*Written instruction*.
Without including any images, repeat the data exactly.

*Recorded information*.
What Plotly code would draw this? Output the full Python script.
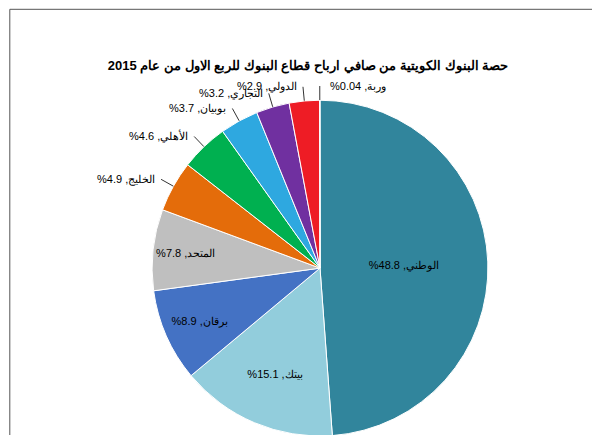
import math
import plotly.graph_objects as go

labels = ["الوطني", "بيتك", "برقان", "المتحد", "الخليج", "الأهلي", "بوبيان", "التجاري", "الدولي", "وربة"]
values = [48.8, 15.1, 8.9, 7.8, 4.9, 4.6, 3.7, 3.2, 2.9, 0.04]
value_text = ["48.8", "15.1", "8.9", "7.8", "4.9", "4.6", "3.7", "3.2", "2.9", "0.04"]
colors = ["#31859C", "#92CDDC", "#4472C4", "#BFBFBF", "#E46C0A", "#00B050", "#2EA8E0", "#7030A0", "#EE1C25", "#4F81BD"]
n_inside = 4

W, H = 600, 435
texts = ["\u202B" + f"{l}, {v}%" + "\u202C" for l, v in zip(labels, value_text)]
font = dict(family="Arial, Liberation Sans", size=11, color="black")

fig = go.Figure(go.Pie(
    labels=labels, values=values,
    text=[t if i < n_inside else "" for i, t in enumerate(texts)], textinfo="text",
    textposition=["inside" if i < n_inside else "none" for i in range(len(labels))],
    sort=False, direction="clockwise", rotation=0,
    marker=dict(colors=colors, line=dict(color="white", width=1)),
    textfont=font, insidetextorientation="horizontal", showlegend=False,
    domain=dict(x=[0.24, 0.80], y=[0.016, 0.788]),
))

cx, cy, r = 312, 260, 168
total = sum(values)
annotations, shapes = [], []
cum = 0
for i, v in enumerate(values):
    mid = (cum + v / 2) / total * 2 * math.pi
    cum += v
    if i < n_inside:
        continue
    s, c = math.sin(mid), math.cos(mid)
    x0, y0 = cx + r * s, cy - r * c
    x1, y1 = cx + (r + 14) * s, cy - (r + 14) * c
    right = s >= -0.01
    shapes.append(dict(type="line", xref="paper", yref="paper",
                       x0=x0 / W, y0=1 - y0 / H, x1=x1 / W, y1=1 - y1 / H,
                       line=dict(color="#333", width=1)))
    lx = x1 + (8 if right else -4)
    annotations.append(dict(x=lx / W, y=1 - y1 / H, xref="paper", yref="paper",
                            text=texts[i], showarrow=False, font=font,
                            xanchor="left" if right else "right", yanchor="middle"))

shapes.append(dict(type="rect", xref="paper", yref="paper", x0=0.003, y0=0.003, x1=0.997, y1=0.997,
                   line=dict(color="#555", width=1)))

fig.update_layout(
    width=W, height=H, margin=dict(l=0, r=0, t=0, b=0), paper_bgcolor="white",
    title=dict(text="<b>حصة البنوك الكويتية من صافي ارباح قطاع البنوك للربع الاول من عام 2015</b>",
               x=0.5, y=0.867, xanchor="center", yanchor="middle",
               font=dict(family="Arial, Liberation Sans", size=13, color="black")),
    shapes=shapes, annotations=annotations,
)
fig.write_html("out.html")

*Solved problem*.
What Plotly code would draw this? Output the full Python script.
import math
import plotly.graph_objects as go

labels = ["الوطني", "بيتك", "برقان", "المتحد", "الخليج", "الأهلي", "بوبيان", "التجاري", "الدولي", "وربة"]
values = [48.8, 15.1, 8.9, 7.8, 4.9, 4.6, 3.7, 3.2, 2.9, 0.04]
value_text = ["48.8", "15.1", "8.9", "7.8", "4.9", "4.6", "3.7", "3.2", "2.9", "0.04"]
colors = ["#31859C", "#92CDDC", "#4472C4", "#BFBFBF", "#E46C0A", "#00B050", "#2EA8E0", "#7030A0", "#EE1C25", "#4F81BD"]
n_inside = 4

W, H = 600, 435
texts = ["\u202B" + f"{l}, {v}%" + "\u202C" for l, v in zip(labels, value_text)]
font = dict(family="Arial, Liberation Sans", size=11, color="black")

fig = go.Figure(go.Pie(
    labels=labels, values=values,
    text=[t if i < n_inside else "" for i, t in enumerate(texts)], textinfo="text",
    textposition=["inside" if i < n_inside else "none" for i in range(len(labels))],
    sort=False, direction="clockwise", rotation=0,
    marker=dict(colors=colors, line=dict(color="white", width=1)),
    textfont=font, insidetextorientation="horizontal", showlegend=False,
    domain=dict(x=[0.24, 0.80], y=[0.016, 0.788]),
))

cx, cy, r = 312, 260, 168
total = sum(values)
annotations, shapes = [], []
cum = 0
for i, v in enumerate(values):
    mid = (cum + v / 2) / total * 2 * math.pi
    cum += v
    if i < n_inside:
        continue
    s, c = math.sin(mid), math.cos(mid)
    x0, y0 = cx + r * s, cy - r * c
    x1, y1 = cx + (r + 14) * s, cy - (r + 14) * c
    right = s >= -0.01
    shapes.append(dict(type="line", xref="paper", yref="paper",
                       x0=x0 / W, y0=1 - y0 / H, x1=x1 / W, y1=1 - y1 / H,
                       line=dict(color="#333", width=1)))
    lx = x1 + (8 if right else -4)
    annotations.append(dict(x=lx / W, y=1 - y1 / H, xref="paper", yref="paper",
                            text=texts[i], showarrow=False, font=font,
                            xanchor="left" if right else "right", yanchor="middle"))

shapes.append(dict(type="rect", xref="paper", yref="paper", x0=0.003, y0=0.003, x1=0.997, y1=0.997,
                   line=dict(color="#555", width=1)))

fig.update_layout(
    width=W, height=H, margin=dict(l=0, r=0, t=0, b=0), paper_bgcolor="white",
    title=dict(text="<b>حصة البنوك الكويتية من صافي ارباح قطاع البنوك للربع الاول من عام 2015</b>",
               x=0.5, y=0.867, xanchor="center", yanchor="middle",
               font=dict(family="Arial, Liberation Sans", size=13, color="black")),
    shapes=shapes, annotations=annotations,
)
fig.write_html("out.html")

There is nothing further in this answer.